### Written task
In this exercise, print only the lines of the records below from the one with "Clone this chart in matplotlib." through the one with "length=7, width=1.3, pad=19)", inclusive. Pictures are not part of the copy.

### Data for processing
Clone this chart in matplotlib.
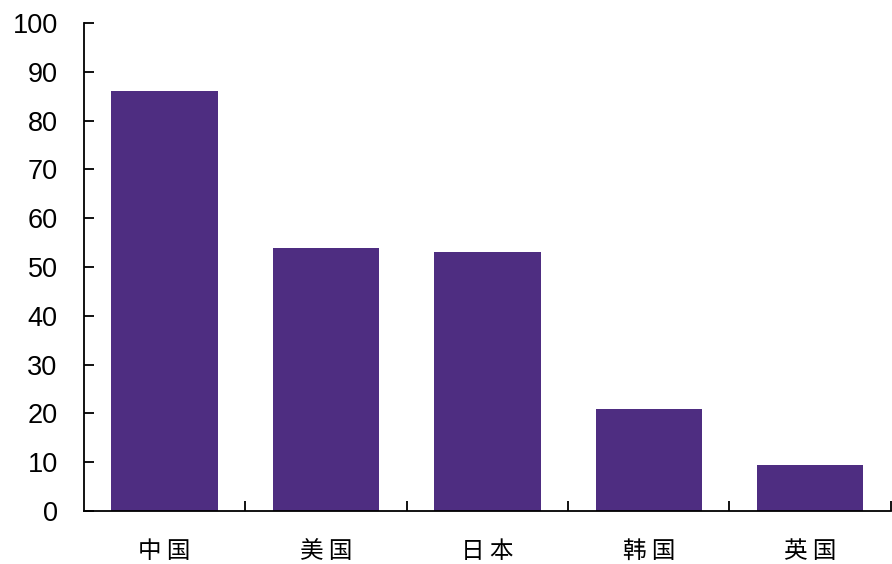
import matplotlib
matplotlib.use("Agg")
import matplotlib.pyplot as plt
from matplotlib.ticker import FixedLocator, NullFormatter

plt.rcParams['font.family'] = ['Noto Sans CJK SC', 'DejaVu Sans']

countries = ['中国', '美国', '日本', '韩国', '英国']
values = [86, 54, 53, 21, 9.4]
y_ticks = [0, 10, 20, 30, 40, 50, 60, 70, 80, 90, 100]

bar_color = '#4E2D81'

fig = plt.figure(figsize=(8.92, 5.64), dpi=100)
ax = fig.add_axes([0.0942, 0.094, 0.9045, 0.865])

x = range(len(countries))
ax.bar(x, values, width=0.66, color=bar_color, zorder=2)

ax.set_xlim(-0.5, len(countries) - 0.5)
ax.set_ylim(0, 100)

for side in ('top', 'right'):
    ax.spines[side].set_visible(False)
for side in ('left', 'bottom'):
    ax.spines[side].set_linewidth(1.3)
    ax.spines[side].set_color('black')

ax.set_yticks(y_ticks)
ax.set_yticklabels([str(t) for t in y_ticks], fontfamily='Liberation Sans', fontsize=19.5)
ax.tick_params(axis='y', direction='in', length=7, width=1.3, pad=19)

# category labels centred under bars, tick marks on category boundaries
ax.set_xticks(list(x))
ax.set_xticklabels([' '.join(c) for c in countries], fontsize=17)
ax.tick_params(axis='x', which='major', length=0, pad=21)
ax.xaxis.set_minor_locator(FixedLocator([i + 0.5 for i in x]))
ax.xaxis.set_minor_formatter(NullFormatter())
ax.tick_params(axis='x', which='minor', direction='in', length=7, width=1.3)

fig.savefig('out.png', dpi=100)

...

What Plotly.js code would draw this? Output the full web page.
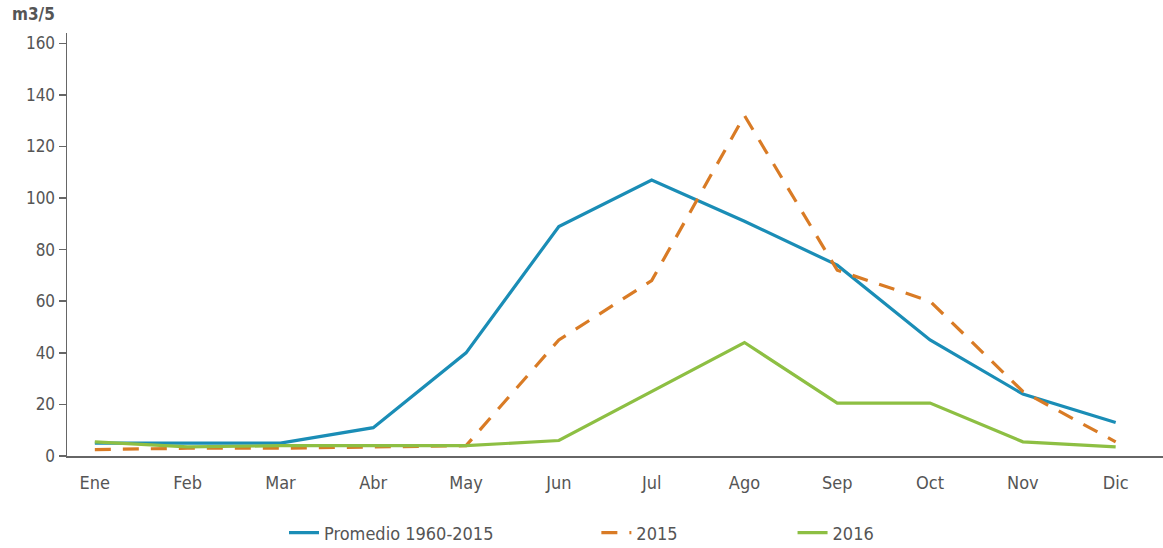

### Correct response
Clone this chart in matplotlib.
import matplotlib
matplotlib.use("Agg")
import matplotlib.pyplot as plt
from matplotlib.ticker import FixedLocator, NullFormatter

plt.rcParams['font.family'] = ['Noto Sans CJK SC', 'DejaVu Sans']

countries = ['中国', '美国', '日本', '韩国', '英国']
values = [86, 54, 53, 21, 9.4]
y_ticks = [0, 10, 20, 30, 40, 50, 60, 70, 80, 90, 100]

bar_color = '#4E2D81'

fig = plt.figure(figsize=(8.92, 5.64), dpi=100)
ax = fig.add_axes([0.0942, 0.094, 0.9045, 0.865])

x = range(len(countries))
ax.bar(x, values, width=0.66, color=bar_color, zorder=2)

ax.set_xlim(-0.5, len(countries) - 0.5)
ax.set_ylim(0, 100)

for side in ('top', 'right'):
    ax.spines[side].set_visible(False)
for side in ('left', 'bottom'):
    ax.spines[side].set_linewidth(1.3)
    ax.spines[side].set_color('black')

ax.set_yticks(y_ticks)
ax.set_yticklabels([str(t) for t in y_ticks], fontfamily='Liberation Sans', fontsize=19.5)
ax.tick_params(axis='y', direction='in', length=7, width=1.3, pad=19)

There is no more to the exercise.